WHAT IS ASKED: Filter these entries so that only lines with the word "this" remain.

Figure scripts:
* START *

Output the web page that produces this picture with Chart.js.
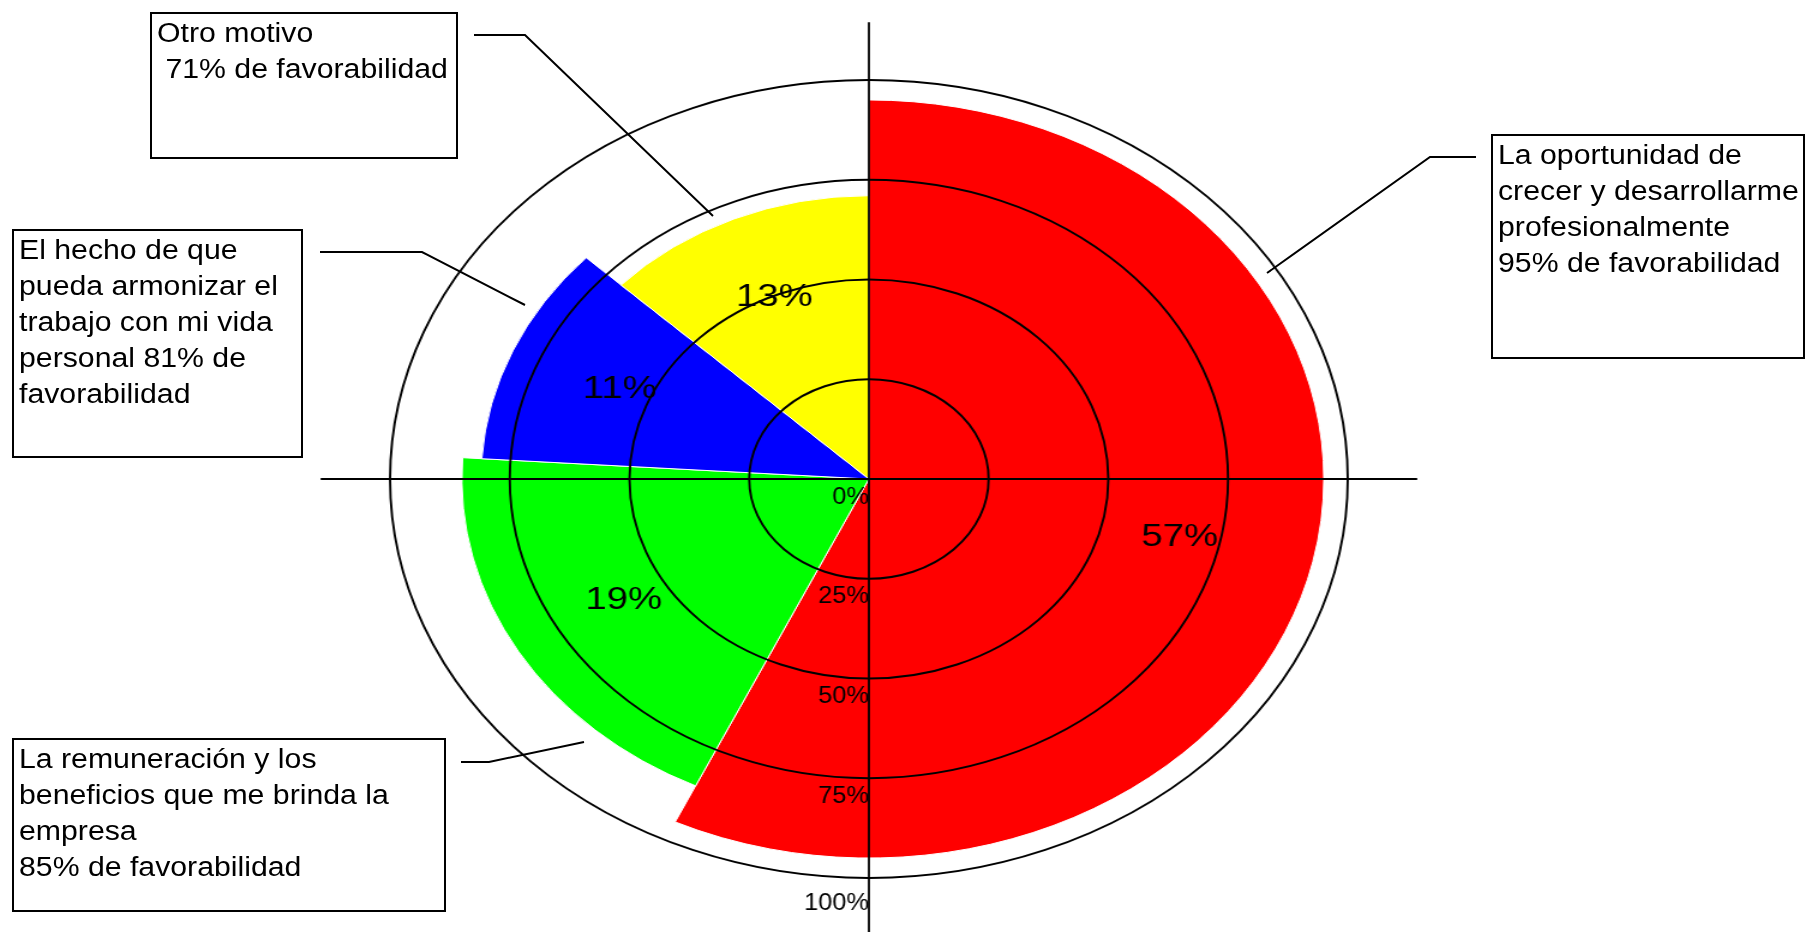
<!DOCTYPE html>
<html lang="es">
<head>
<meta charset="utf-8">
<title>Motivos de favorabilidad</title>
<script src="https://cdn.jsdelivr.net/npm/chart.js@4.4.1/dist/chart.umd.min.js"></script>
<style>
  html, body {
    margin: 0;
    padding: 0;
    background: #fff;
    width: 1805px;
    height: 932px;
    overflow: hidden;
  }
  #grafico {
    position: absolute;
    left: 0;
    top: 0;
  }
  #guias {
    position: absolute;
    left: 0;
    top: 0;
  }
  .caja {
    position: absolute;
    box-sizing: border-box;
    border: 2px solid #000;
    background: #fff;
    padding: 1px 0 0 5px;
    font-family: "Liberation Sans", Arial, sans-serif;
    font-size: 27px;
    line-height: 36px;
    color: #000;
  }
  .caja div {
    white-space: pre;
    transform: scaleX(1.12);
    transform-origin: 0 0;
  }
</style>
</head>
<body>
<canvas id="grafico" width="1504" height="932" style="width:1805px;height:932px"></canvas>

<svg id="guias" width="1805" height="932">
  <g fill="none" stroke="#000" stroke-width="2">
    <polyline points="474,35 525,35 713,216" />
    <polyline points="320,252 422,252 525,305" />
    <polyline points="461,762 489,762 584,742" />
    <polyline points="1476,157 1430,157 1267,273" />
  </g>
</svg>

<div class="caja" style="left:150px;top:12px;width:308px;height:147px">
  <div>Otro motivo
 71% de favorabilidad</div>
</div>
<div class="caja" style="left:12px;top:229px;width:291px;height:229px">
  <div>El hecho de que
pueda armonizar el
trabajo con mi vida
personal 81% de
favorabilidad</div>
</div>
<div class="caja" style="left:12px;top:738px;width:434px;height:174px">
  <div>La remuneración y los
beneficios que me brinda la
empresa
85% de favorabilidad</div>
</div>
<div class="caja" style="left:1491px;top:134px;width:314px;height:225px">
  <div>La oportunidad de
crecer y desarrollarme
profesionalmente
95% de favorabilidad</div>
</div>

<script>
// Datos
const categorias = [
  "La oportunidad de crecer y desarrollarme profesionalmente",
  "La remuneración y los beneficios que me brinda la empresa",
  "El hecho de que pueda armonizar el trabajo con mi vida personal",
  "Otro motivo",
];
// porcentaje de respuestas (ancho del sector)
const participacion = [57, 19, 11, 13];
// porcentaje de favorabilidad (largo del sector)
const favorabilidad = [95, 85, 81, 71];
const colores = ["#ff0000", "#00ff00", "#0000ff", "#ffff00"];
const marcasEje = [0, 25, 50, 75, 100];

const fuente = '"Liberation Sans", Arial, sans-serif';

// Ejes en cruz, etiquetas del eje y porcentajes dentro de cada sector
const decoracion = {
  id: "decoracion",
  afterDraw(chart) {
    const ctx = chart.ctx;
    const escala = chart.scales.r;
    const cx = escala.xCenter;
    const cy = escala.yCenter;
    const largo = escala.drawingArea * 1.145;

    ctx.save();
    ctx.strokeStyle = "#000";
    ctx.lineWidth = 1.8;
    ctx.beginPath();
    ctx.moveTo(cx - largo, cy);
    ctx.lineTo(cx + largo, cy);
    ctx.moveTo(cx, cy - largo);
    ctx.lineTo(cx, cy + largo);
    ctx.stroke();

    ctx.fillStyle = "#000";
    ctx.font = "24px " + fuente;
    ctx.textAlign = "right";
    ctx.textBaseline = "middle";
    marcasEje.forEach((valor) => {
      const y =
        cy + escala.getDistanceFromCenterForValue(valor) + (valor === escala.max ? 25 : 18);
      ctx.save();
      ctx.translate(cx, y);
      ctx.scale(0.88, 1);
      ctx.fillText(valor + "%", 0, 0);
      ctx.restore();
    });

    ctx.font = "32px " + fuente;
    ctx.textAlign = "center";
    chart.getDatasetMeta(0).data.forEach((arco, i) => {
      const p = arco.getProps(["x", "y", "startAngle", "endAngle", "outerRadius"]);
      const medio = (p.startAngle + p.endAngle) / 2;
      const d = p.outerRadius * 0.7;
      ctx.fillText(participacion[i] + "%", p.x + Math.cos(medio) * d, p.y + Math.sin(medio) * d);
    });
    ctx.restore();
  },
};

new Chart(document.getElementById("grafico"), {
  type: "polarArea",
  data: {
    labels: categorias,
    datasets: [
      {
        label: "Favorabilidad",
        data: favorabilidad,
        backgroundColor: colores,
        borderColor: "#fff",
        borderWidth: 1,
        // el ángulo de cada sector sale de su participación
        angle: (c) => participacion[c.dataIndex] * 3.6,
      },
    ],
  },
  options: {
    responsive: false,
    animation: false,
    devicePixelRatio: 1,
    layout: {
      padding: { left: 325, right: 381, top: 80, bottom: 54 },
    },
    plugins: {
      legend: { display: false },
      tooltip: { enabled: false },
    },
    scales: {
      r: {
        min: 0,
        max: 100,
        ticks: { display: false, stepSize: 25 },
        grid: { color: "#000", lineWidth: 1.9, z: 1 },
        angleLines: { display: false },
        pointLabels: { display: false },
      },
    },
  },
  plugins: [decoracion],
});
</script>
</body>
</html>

* END *
* START *

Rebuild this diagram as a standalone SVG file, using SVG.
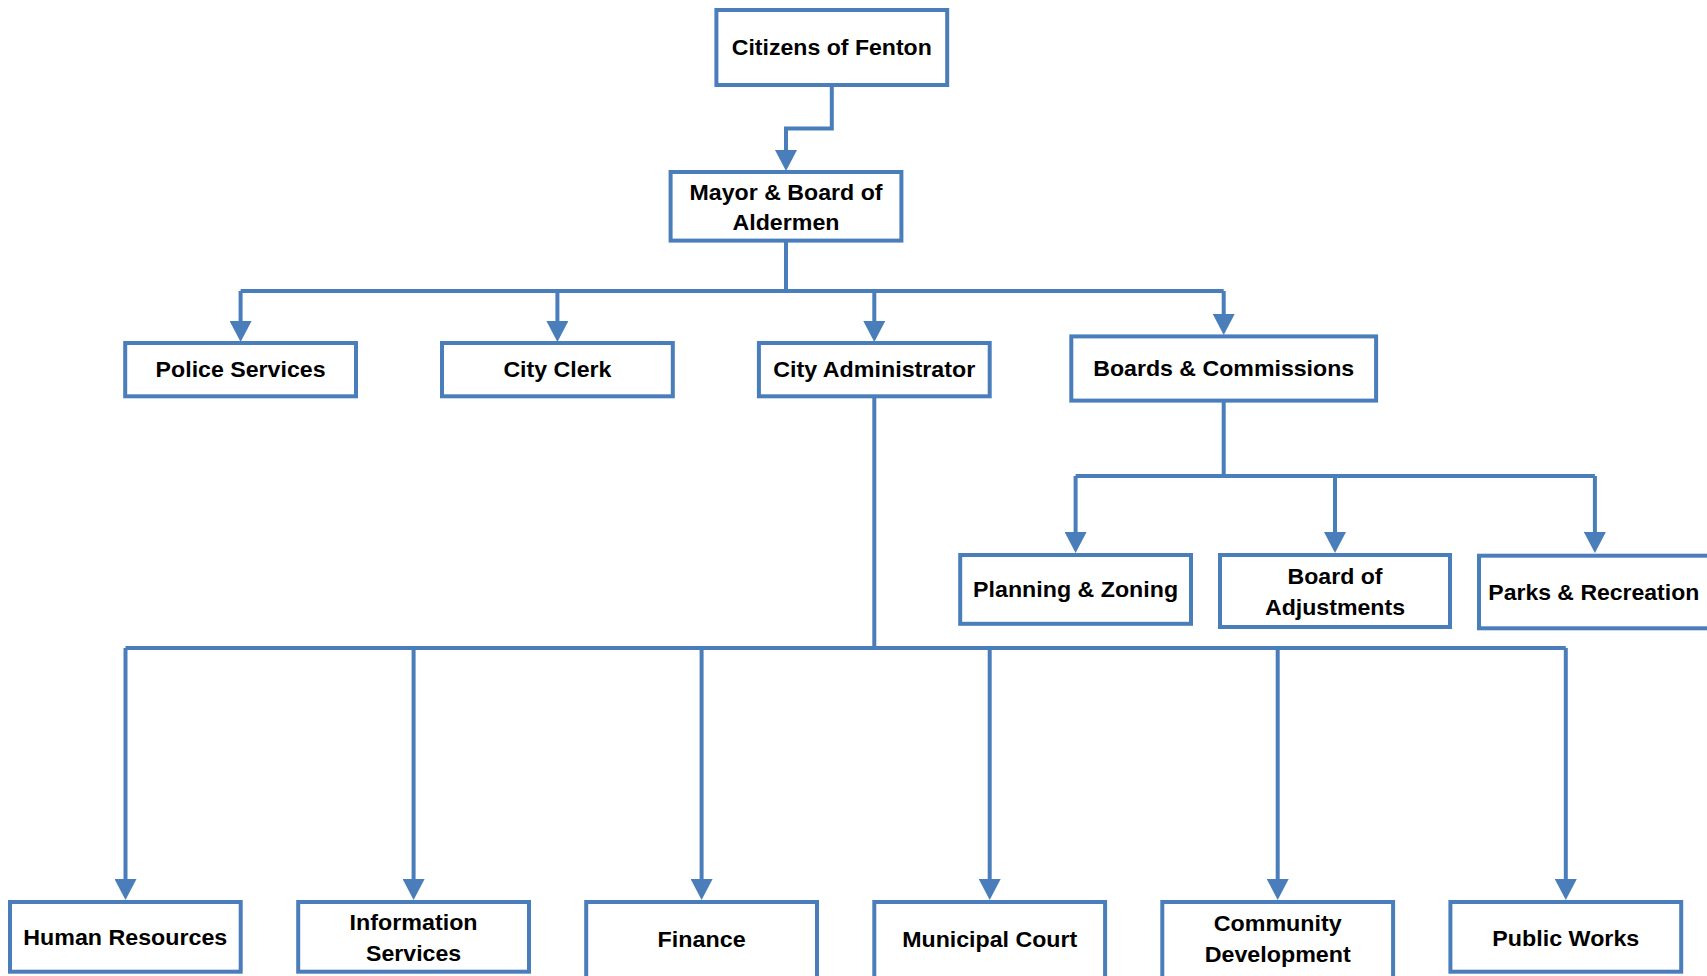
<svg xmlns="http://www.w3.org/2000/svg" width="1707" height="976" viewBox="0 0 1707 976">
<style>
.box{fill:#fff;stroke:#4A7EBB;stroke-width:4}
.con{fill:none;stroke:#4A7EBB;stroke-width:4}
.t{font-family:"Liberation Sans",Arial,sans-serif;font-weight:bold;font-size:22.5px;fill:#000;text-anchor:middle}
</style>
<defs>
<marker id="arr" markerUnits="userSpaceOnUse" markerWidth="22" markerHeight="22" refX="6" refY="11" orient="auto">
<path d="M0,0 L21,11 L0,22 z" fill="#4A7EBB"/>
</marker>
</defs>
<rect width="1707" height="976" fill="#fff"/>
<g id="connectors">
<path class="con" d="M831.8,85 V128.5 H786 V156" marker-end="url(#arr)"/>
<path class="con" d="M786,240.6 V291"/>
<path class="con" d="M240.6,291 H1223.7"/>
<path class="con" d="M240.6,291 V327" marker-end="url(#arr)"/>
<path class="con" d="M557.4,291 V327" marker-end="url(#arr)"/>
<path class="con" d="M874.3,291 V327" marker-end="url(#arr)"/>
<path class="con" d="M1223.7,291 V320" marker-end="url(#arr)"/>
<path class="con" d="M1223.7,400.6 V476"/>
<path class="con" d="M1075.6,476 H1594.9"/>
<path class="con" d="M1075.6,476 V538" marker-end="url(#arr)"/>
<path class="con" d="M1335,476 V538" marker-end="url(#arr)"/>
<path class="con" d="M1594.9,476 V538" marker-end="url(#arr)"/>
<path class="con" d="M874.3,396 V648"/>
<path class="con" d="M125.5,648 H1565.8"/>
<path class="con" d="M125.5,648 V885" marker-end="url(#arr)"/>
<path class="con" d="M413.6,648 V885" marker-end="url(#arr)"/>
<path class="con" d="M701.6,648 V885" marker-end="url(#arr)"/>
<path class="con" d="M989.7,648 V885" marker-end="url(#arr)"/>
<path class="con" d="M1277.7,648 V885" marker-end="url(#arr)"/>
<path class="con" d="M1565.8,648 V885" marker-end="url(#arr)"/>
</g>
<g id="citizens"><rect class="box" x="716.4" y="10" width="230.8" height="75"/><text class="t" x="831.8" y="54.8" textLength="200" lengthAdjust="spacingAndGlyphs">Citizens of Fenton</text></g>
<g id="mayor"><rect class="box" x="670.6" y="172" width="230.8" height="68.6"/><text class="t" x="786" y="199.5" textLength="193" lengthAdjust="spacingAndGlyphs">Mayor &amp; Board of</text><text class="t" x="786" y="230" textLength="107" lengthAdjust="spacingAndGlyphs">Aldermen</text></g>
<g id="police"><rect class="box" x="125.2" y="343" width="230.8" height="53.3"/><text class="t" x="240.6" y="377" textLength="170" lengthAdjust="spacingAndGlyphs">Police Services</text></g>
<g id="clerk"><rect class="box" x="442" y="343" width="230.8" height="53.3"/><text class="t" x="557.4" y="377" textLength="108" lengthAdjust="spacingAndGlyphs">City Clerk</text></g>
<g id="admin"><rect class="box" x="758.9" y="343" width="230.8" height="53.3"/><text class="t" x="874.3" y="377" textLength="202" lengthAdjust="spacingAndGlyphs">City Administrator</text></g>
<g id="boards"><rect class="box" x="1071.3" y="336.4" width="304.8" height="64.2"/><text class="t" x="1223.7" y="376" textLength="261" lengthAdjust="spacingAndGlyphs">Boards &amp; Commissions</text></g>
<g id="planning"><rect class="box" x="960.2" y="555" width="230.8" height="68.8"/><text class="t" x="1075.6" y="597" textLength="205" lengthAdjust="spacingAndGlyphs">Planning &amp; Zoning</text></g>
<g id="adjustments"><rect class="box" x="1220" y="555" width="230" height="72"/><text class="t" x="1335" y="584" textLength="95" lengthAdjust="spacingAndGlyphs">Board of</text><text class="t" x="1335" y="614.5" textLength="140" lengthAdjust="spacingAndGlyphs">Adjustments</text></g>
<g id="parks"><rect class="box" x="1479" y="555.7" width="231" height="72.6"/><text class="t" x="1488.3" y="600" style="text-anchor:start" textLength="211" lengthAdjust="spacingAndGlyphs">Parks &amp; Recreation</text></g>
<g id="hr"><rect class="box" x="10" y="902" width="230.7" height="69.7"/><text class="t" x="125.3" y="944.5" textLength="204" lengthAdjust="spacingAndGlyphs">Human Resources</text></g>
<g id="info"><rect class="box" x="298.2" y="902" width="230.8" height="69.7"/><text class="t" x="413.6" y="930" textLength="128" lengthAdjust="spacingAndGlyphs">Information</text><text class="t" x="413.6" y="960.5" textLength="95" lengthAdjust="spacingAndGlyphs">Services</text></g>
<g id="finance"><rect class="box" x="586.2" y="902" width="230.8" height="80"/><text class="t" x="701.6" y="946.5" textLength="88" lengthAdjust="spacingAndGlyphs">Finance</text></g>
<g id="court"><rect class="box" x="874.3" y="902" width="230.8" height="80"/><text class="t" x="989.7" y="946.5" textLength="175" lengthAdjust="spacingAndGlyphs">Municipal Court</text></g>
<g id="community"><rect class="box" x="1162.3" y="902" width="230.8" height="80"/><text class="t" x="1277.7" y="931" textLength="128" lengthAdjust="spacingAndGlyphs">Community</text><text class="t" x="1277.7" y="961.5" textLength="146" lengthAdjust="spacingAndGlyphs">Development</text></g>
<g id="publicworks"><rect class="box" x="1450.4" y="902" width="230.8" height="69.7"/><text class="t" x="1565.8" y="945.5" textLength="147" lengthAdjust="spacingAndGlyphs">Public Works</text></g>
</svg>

* END *

RIGHT ANSWER:
Output the web page that produces this picture with Chart.js.
Rebuild this diagram as a standalone SVG file, using SVG.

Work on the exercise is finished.